In Hungary, outcomes ranged from €35–45 million depending on procurement quality.
In Romania, outcomes ranged from €32–55 million, reflecting high dispersion.
In Bulgaria, costs typically fell between €37–48 million.
In Croatia, costs ranged from €34–47 million.
In Greece, costs often exceeded €40–55 million.
A seasonal industrial user consuming 500,000 MWh/year with winter-heavy demand faced higher sensitivity to flexibility pricing. A €5/MWh difference in winter firmness translated into €2.5 million per year, often making Serbia competitive versus more volatile neighbours despite slightly higher annual averages.
A CHP operator needed to evaluate gas cost relative to electricity capture.

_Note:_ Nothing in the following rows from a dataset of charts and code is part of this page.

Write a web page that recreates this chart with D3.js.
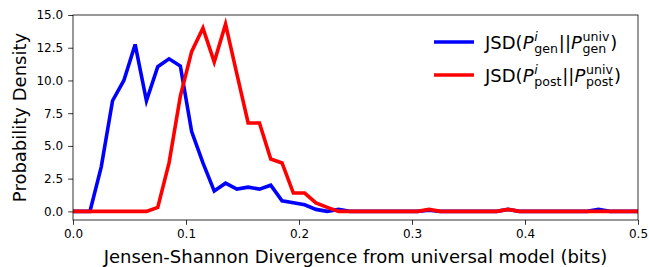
<!DOCTYPE html>
<html>
<head>
<meta charset="utf-8">
<script src="https://cdn.jsdelivr.net/npm/d3@7"></script>
<style>
body { margin: 0; background: #fff; }
text { font-family: "DejaVu Sans", sans-serif; fill: #000; }
</style>
</head>
<body>
<div id="chart-area"></div>
<script>
// histogram bin centres (bits), bin width 0.01
var binCenters = d3.range(52).map((i) => +(-0.005 + 0.01 * i).toFixed(3));

var genDensity = [0, 0, 0, 3.4, 8.45, 10.0, 12.75, 8.45, 11.05, 11.65, 11.1, 6.1, 3.7, 1.55, 2.15, 1.7,
    1.85, 1.7, 2.0, 0.8, 0.65, 0.5, 0.15, 0, 0.15, 0,
    0, 0, 0, 0, 0, 0, 0.08, 0, 0, 0, 0, 0, 0, 0.15,
    0, 0, 0, 0, 0, 0, 0, 0.15, 0, 0, 0, 0];

var postDensity = [0, 0, 0, 0, 0, 0, 0, 0, 0.3, 3.7, 8.8, 12.2, 14.0, 11.4, 14.3, 10.5,
    6.75, 6.75, 4.0, 3.7, 1.4, 1.4, 0.65, 0.3, 0, 0,
    0, 0, 0, 0, 0, 0, 0.15, 0, 0, 0, 0, 0, 0, 0.15,
    0, 0, 0, 0, 0, 0, 0, 0, 0, 0, 0, 0];

var xTicks = [0, 0.1, 0.2, 0.3, 0.4, 0.5];
var yTicks = [0, 2.5, 5, 7.5, 10, 12.5, 15];

var width = 649, height = 267;
var margin = {left: 73, right: 11, top: 15, bottom: 47};

var svg = d3.select("#chart-area").append("svg")
    .attr("width", width)
    .attr("height", height);

var x = d3.scaleLinear().domain([0, 0.5]).range([margin.left, width - margin.right]);
var y = d3.scaleLinear().domain([-0.66, 15]).range([height - margin.bottom, margin.top]);

svg.append("clipPath").attr("id", "clip")
    .append("rect")
    .attr("x", x(0)).attr("y", y(15))
    .attr("width", x(0.5) - x(0)).attr("height", y(-0.66) - y(15));

var line = d3.line()
    .x((d, i) => x(binCenters[i]))
    .y((d) => y(d));

var series = [
    {vals: genDensity, color: "#0000ff"},
    {vals: postDensity, color: "#ff0000"}
];

svg.append("g").attr("clip-path", "url(#clip)")
    .selectAll("path")
    .data(series)
    .enter()
    .append("path")
        .attr("d", (d) => line(d.vals))
        .attr("fill", "none")
        .attr("stroke", (d) => d.color)
        .attr("stroke-width", 3.6)
        .attr("stroke-linejoin", "miter");

// axes
var xAxis = d3.axisBottom(x).tickValues(xTicks).tickFormat(d3.format(".1f")).tickSize(4.8).tickPadding(4.5);
var yAxis = d3.axisLeft(y).tickValues(yTicks).tickFormat(d3.format(".1f")).tickSize(4.8).tickPadding(5);

var gx = svg.append("g").attr("transform", "translate(0," + y(-0.66) + ")").call(xAxis);
var gy = svg.append("g").attr("transform", "translate(" + x(0) + ",0)").call(yAxis);

[gx, gy].forEach((g) => {
    g.select(".domain").remove();
    g.selectAll(".tick line").attr("stroke", "#000").attr("stroke-width", 0.8);
    g.selectAll(".tick text").attr("font-size", 12).attr("font-family", "DejaVu Sans").attr("fill", "#000");
});

// frame
svg.append("rect")
    .attr("x", x(0)).attr("y", y(15))
    .attr("width", x(0.5) - x(0)).attr("height", y(-0.66) - y(15))
    .attr("fill", "none")
    .attr("stroke", "#000")
    .attr("stroke-width", 0.8);

// labels
svg.append("text")
    .attr("x", (x(0) + x(0.5)) / 2)
    .attr("y", 263)
    .attr("text-anchor", "middle")
    .attr("font-size", 18)
    .text("Jensen-Shannon Divergence from universal model (bits)");

svg.append("text")
    .attr("transform", "translate(26," + ((y(15) + y(-0.66)) / 2) + ") rotate(-90)")
    .attr("text-anchor", "middle")
    .attr("font-size", 18)
    .text("Probability Density");

// legend with math-style labels
var fs = 18, small = 12.6;
function mathLabel(g, x0, y0, parts) {
    var cx = x0;
    parts.forEach((p) => {
        if (p.stack) {
            var t1 = g.append("text").attr("x", cx).attr("y", y0 - 7.6)
                .attr("font-size", small).attr("font-style", p.supItalic ? "italic" : "normal").text(p.sup);
            var t2 = g.append("text").attr("x", cx).attr("y", y0 + 4.2)
                .attr("font-size", small).text(p.sub);
            var w1 = t1.node().getComputedTextLength();
            var w2 = t2.node().getComputedTextLength();
            cx += Math.max(w1, w2) + 0.8;
        } else {
            var t = g.append("text").attr("x", cx).attr("y", y0)
                .attr("font-size", fs).attr("font-style", p.italic ? "italic" : "normal").text(p.t);
            cx += t.node().getComputedTextLength() + (p.italic ? 0.8 : 0);
        }
    });
}

function jsdParts(name) {
    return [
        {t: "JSD("}, {t: "P", italic: true}, {stack: true, sup: "i", supItalic: true, sub: name},
        {t: "||"}, {t: "P", italic: true}, {stack: true, sup: "univ", sub: name}, {t: ")"}
    ];
}

var legendItems = [
    {color: "#0000ff", parts: jsdParts("gen"), ly: 42},
    {color: "#ff0000", parts: jsdParts("post"), ly: 75}
];

var legend = svg.append("g");
legendItems.forEach((d) => {
    legend.append("line")
        .attr("x1", 434).attr("x2", 474)
        .attr("y1", d.ly).attr("y2", d.ly)
        .attr("stroke", d.color)
        .attr("stroke-width", 3.6);
    mathLabel(legend, 485, d.ly + 6.5, d.parts);
});
</script>
</body>
</html>
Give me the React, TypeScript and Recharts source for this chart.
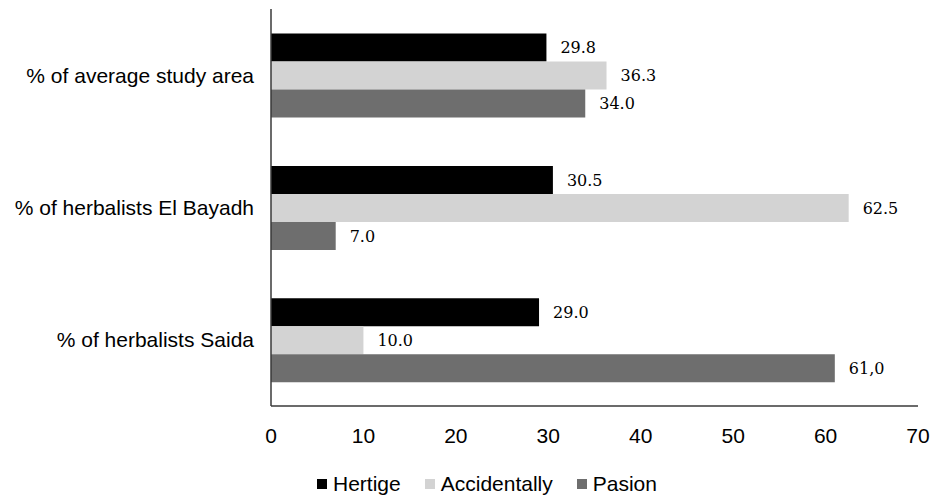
import React from 'react';
import { BarChart, Bar, XAxis, YAxis, LabelList, Legend } from 'recharts';

// Rows of the chart, top to bottom
const categories = ['% of average study area', '% of herbalists El Bayadh', '% of herbalists Saida'];

// Value labels as printed next to each bar; bar lengths are parsed from these
const hertigeLabels = ['29.8', '30.5', '29.0'];
const accidentallyLabels = ['36.3', '62.5', '10.0'];
const pasionLabels = ['34.0', '7.0', '61,0'];

const xTicks = [0, 10, 20, 30, 40, 50, 60, 70];

const seriesNames = ['Hertige', 'Accidentally', 'Pasion'];
const seriesKeys = ['hertige', 'accidentally', 'pasion'];
const seriesColors = ['#000000', '#d3d3d3', '#6e6e6e'];

const toNumber = (s: string) => parseFloat(s.replace(',', '.'));

const data = categories.map((category, i) => ({
  category,
  hertige: toNumber(hertigeLabels[i]),
  hertigeLabel: hertigeLabels[i],
  accidentally: toNumber(accidentallyLabels[i]),
  accidentallyLabel: accidentallyLabels[i],
  pasion: toNumber(pasionLabels[i]),
  pasionLabel: pasionLabels[i],
}));

const SANS = '"Liberation Sans", Arial, sans-serif';
const SERIF = '"DejaVu Serif", serif';

const LegendContent = () => (
  <div
    style={{
      display: 'flex',
      alignItems: 'center',
      paddingLeft: 317,
      paddingTop: 20,
      fontFamily: SANS,
      fontSize: 21,
      color: '#000',
      lineHeight: '24px',
    }}
  >
    {seriesNames.map((name, i) => (
      <div key={name} style={{ display: 'flex', alignItems: 'center', marginRight: 24 }}>
        <span
          style={{
            display: 'inline-block',
            width: 10,
            height: 10,
            background: seriesColors[i],
            marginRight: 6,
          }}
        />
        <span>{name}</span>
      </div>
    ))}
  </div>
);

export default function App() {
  return (
    <div style={{ position: 'absolute', left: 0, top: 0, background: '#fff' }}>
      <BarChart
        width={933}
        height={497}
        data={data}
        layout="vertical"
        margin={{ top: 9, right: 15, bottom: 0, left: 0 }}
        barCategoryGap="18.6%"
        barGap={0}
      >
        <XAxis
          type="number"
          domain={[0, 70]}
          ticks={xTicks}
          interval={0}
          axisLine={{ stroke: '#3a3a3a', strokeWidth: 1.5 }}
          tickLine={false}
          tickMargin={16}
          height={46}
          tick={{ fill: '#000', fontSize: 21, fontFamily: SANS }}
        />
        <YAxis
          type="category"
          dataKey="category"
          width={271}
          axisLine={{ stroke: '#3a3a3a', strokeWidth: 1.5 }}
          tickLine={false}
          tickMargin={11}
          tick={{ fill: '#000', fontSize: 21, fontFamily: SANS }}
        />
        <Legend verticalAlign="bottom" height={45} wrapperStyle={{ left: 0, width: 933 }} content={LegendContent} />
        {seriesKeys.map((key, i) => (
          <Bar key={key} dataKey={key} name={seriesNames[i]} fill={seriesColors[i]} isAnimationActive={false}>
            <LabelList
              dataKey={key + 'Label'}
              position="right"
              offset={14}
              style={{ fill: '#000', fontSize: 16, fontFamily: SERIF }}
            />
          </Bar>
        ))}
      </BarChart>
    </div>
  );
}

In Serbia, stable gas pricing often supported predictable CHP margins. In hub-exposed markets, gas volatility could erase CHP economics unless electricity prices rose in parallel.
Structural ranking for 2025 (delivered €/MWh, heavy industry)
On a risk-adjusted basis, Serbia in 2025 ranked:
More competitive than Romania (typical buyers), Greece, North Macedonia and Montenegro.
Comparable to Bulgaria and Croatia on an annual average.
Slightly less competitive than best-case Hungary and best-case Romania, but with lower downside risk.
Serbia’s strength was price stability. Its weakness was limited downside participation.
Strategic implication
For heavy industry, Serbia in 2025 was not the cheapest gas market in South-East Europe. It was one of the most predictable. For capital-intensive plants where gas cost volatility directly affects EBITDA stability, that predictability had real value. For traders, merchant CHP operators and buyers seeking to actively arbitrage markets, Serbia’s structure was less attractive.
The long-term competitiveness question for Serbia is therefore not whether gas prices are “high” or “low,” but whether optionality can be increased without destroying stability. Even a €3–5/MWh reduction through improved diversification and indexation would translate into €3–5 million per year for a single large industrial plant—enough to influence investment decisions.